Request
Would you transcribe the listing that follows, character for character, and omit its images?
"""
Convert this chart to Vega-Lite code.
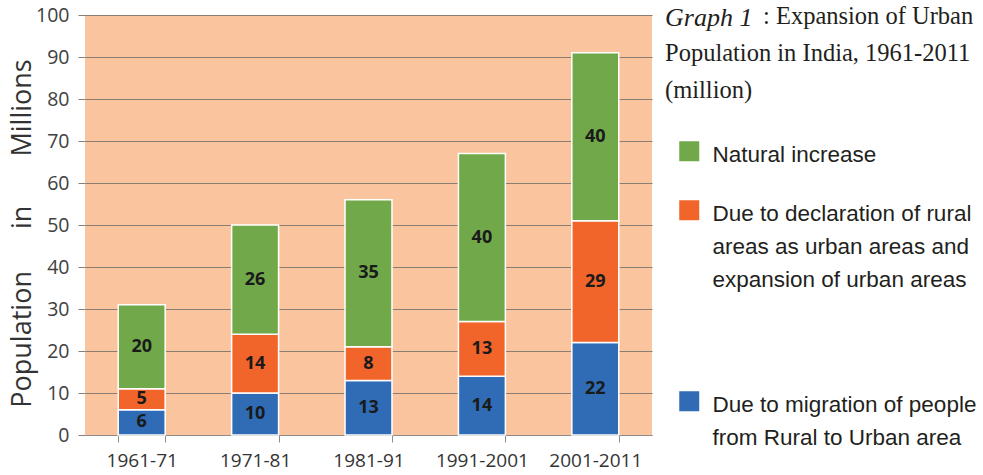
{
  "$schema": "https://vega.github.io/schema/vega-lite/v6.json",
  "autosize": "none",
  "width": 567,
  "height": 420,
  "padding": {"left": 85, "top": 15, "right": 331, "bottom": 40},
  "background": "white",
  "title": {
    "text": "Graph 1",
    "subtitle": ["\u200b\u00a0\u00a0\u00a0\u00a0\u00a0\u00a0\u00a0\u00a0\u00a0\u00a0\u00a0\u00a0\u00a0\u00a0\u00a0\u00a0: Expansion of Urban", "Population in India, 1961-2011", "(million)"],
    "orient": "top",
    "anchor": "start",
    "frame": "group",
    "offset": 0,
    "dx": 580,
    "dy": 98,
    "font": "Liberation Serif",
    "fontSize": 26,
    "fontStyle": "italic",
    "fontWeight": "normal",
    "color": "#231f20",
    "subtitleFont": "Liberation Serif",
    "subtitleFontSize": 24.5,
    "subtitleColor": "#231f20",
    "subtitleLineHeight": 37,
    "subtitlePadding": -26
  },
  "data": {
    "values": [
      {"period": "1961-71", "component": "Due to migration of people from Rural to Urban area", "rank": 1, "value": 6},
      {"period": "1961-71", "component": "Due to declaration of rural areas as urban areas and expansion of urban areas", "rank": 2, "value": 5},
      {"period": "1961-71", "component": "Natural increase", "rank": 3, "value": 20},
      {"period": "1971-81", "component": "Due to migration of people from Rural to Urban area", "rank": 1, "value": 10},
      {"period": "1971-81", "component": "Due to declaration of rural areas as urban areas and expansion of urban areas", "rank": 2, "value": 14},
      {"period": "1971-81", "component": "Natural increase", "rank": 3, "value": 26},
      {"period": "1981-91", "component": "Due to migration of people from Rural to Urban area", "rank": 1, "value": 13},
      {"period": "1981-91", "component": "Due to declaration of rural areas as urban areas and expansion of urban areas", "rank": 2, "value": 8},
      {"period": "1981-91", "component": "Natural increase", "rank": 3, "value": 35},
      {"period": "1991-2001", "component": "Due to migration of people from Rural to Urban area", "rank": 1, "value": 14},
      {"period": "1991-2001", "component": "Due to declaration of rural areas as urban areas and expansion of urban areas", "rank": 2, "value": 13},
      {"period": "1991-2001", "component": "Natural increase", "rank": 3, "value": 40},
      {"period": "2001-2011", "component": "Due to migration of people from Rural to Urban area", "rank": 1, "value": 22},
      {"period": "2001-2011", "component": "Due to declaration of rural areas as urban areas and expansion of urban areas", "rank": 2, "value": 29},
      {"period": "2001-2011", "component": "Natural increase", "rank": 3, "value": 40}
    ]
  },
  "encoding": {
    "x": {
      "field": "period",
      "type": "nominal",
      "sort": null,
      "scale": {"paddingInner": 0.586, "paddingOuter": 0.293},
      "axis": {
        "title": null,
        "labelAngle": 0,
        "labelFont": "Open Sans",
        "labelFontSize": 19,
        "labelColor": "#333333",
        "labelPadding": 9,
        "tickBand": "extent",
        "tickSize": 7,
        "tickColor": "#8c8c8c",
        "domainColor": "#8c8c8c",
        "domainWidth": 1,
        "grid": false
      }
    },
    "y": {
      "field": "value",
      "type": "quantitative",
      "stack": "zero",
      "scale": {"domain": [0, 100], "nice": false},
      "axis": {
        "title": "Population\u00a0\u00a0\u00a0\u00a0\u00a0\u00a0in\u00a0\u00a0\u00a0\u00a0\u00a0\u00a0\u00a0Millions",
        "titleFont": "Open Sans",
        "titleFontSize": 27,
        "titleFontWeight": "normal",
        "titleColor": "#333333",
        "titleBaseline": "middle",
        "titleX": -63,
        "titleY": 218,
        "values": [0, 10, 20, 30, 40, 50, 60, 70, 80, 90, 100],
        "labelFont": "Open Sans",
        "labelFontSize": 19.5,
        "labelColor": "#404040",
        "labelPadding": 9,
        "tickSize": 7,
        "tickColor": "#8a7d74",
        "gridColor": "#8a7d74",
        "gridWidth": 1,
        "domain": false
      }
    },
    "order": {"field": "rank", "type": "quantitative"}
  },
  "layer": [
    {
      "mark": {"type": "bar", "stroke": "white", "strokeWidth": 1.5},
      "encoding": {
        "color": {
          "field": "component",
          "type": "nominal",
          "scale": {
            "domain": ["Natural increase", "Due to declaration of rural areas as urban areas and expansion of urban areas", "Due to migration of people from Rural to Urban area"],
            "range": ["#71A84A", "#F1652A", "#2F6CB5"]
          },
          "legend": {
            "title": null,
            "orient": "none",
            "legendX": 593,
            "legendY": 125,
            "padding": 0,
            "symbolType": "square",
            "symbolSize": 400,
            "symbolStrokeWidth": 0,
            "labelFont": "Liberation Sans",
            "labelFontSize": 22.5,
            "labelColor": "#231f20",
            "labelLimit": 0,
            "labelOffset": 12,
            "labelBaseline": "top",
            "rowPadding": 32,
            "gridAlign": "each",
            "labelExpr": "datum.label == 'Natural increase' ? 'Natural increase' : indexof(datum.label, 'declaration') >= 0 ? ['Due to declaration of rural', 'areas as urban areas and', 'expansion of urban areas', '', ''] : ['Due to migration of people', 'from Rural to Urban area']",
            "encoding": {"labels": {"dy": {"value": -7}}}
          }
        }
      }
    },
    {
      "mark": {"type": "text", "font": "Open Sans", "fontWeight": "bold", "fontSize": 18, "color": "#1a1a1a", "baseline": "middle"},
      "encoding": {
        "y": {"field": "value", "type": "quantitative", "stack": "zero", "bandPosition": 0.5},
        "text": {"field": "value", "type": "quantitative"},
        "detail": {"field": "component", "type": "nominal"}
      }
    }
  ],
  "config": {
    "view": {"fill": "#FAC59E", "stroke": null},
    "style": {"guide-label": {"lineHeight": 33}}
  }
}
"""
Task solution
Convert this chart to Vega-Lite code.
{
  "$schema": "https://vega.github.io/schema/vega-lite/v6.json",
  "autosize": "none",
  "width": 567,
  "height": 420,
  "padding": {"left": 85, "top": 15, "right": 331, "bottom": 40},
  "background": "white",
  "title": {
    "text": "Graph 1",
    "subtitle": ["\u200b\u00a0\u00a0\u00a0\u00a0\u00a0\u00a0\u00a0\u00a0\u00a0\u00a0\u00a0\u00a0\u00a0\u00a0\u00a0\u00a0: Expansion of Urban", "Population in India, 1961-2011", "(million)"],
    "orient": "top",
    "anchor": "start",
    "frame": "group",
    "offset": 0,
    "dx": 580,
    "dy": 98,
    "font": "Liberation Serif",
    "fontSize": 26,
    "fontStyle": "italic",
    "fontWeight": "normal",
    "color": "#231f20",
    "subtitleFont": "Liberation Serif",
    "subtitleFontSize": 24.5,
    "subtitleColor": "#231f20",
    "subtitleLineHeight": 37,
    "subtitlePadding": -26
  },
  "data": {
    "values": [
      {"period": "1961-71", "component": "Due to migration of people from Rural to Urban area", "rank": 1, "value": 6},
      {"period": "1961-71", "component": "Due to declaration of rural areas as urban areas and expansion of urban areas", "rank": 2, "value": 5},
      {"period": "1961-71", "component": "Natural increase", "rank": 3, "value": 20},
      {"period": "1971-81", "component": "Due to migration of people from Rural to Urban area", "rank": 1, "value": 10},
      {"period": "1971-81", "component": "Due to declaration of rural areas as urban areas and expansion of urban areas", "rank": 2, "value": 14},
      {"period": "1971-81", "component": "Natural increase", "rank": 3, "value": 26},
      {"period": "1981-91", "component": "Due to migration of people from Rural to Urban area", "rank": 1, "value": 13},
      {"period": "1981-91", "component": "Due to declaration of rural areas as urban areas and expansion of urban areas", "rank": 2, "value": 8},
      {"period": "1981-91", "component": "Natural increase", "rank": 3, "value": 35},
      {"period": "1991-2001", "component": "Due to migration of people from Rural to Urban area", "rank": 1, "value": 14},
      {"period": "1991-2001", "component": "Due to declaration of rural areas as urban areas and expansion of urban areas", "rank": 2, "value": 13},
      {"period": "1991-2001", "component": "Natural increase", "rank": 3, "value": 40},
      {"period": "2001-2011", "component": "Due to migration of people from Rural to Urban area", "rank": 1, "value": 22},
      {"period": "2001-2011", "component": "Due to declaration of rural areas as urban areas and expansion of urban areas", "rank": 2, "value": 29},
      {"period": "2001-2011", "component": "Natural increase", "rank": 3, "value": 40}
    ]
  },
  "encoding": {
    "x": {
      "field": "period",
      "type": "nominal",
      "sort": null,
      "scale": {"paddingInner": 0.586, "paddingOuter": 0.293},
      "axis": {
        "title": null,
        "labelAngle": 0,
        "labelFont": "Open Sans",
        "labelFontSize": 19,
        "labelColor": "#333333",
        "labelPadding": 9,
        "tickBand": "extent",
        "tickSize": 7,
        "tickColor": "#8c8c8c",
        "domainColor": "#8c8c8c",
        "domainWidth": 1,
        "grid": false
      }
    },
    "y": {
      "field": "value",
      "type": "quantitative",
      "stack": "zero",
      "scale": {"domain": [0, 100], "nice": false},
      "axis": {
        "title": "Population\u00a0\u00a0\u00a0\u00a0\u00a0\u00a0in\u00a0\u00a0\u00a0\u00a0\u00a0\u00a0\u00a0Millions",
        "titleFont": "Open Sans",
        "titleFontSize": 27,
        "titleFontWeight": "normal",
        "titleColor": "#333333",
        "titleBaseline": "middle",
        "titleX": -63,
        "titleY": 218,
        "values": [0, 10, 20, 30, 40, 50, 60, 70, 80, 90, 100],
        "labelFont": "Open Sans",
        "labelFontSize": 19.5,
        "labelColor": "#404040",
        "labelPadding": 9,
        "tickSize": 7,
        "tickColor": "#8a7d74",
        "gridColor": "#8a7d74",
        "gridWidth": 1,
        "domain": false
      }
    },
    "order": {"field": "rank", "type": "quantitative"}
  },
  "layer": [
    {
      "mark": {"type": "bar", "stroke": "white", "strokeWidth": 1.5},
      "encoding": {
        "color": {
          "field": "component",
          "type": "nominal",
          "scale": {
            "domain": ["Natural increase", "Due to declaration of rural areas as urban areas and expansion of urban areas", "Due to migration of people from Rural to Urban area"],
            "range": ["#71A84A", "#F1652A", "#2F6CB5"]
          },
          "legend": {
            "title": null,
            "orient": "none",
            "legendX": 593,
            "legendY": 125,
            "padding": 0,
            "symbolType": "square",
            "symbolSize": 400,
            "symbolStrokeWidth": 0,
            "labelFont": "Liberation Sans",
            "labelFontSize": 22.5,
            "labelColor": "#231f20",
            "labelLimit": 0,
            "labelOffset": 12,
            "labelBaseline": "top",
            "rowPadding": 32,
            "gridAlign": "each",
            "labelExpr": "datum.label == 'Natural increase' ? 'Natural increase' : indexof(datum.label, 'declaration') >= 0 ? ['Due to declaration of rural', 'areas as urban areas and', 'expansion of urban areas', '', ''] : ['Due to migration of people', 'from Rural to Urban area']",
            "encoding": {"labels": {"dy": {"value": -7}}}
          }
        }
      }
    },
    {
      "mark": {"type": "text", "font": "Open Sans", "fontWeight": "bold", "fontSize": 18, "color": "#1a1a1a", "baseline": "middle"},
      "encoding": {
        "y": {"field": "value", "type": "quantitative", "stack": "zero", "bandPosition": 0.5},
        "text": {"field": "value", "type": "quantitative"},
        "detail": {"field": "component", "type": "nominal"}
      }
    }
  ],
  "config": {
    "view": {"fill": "#FAC59E", "stroke": null},
    "style": {"guide-label": {"lineHeight": 33}}
  }
}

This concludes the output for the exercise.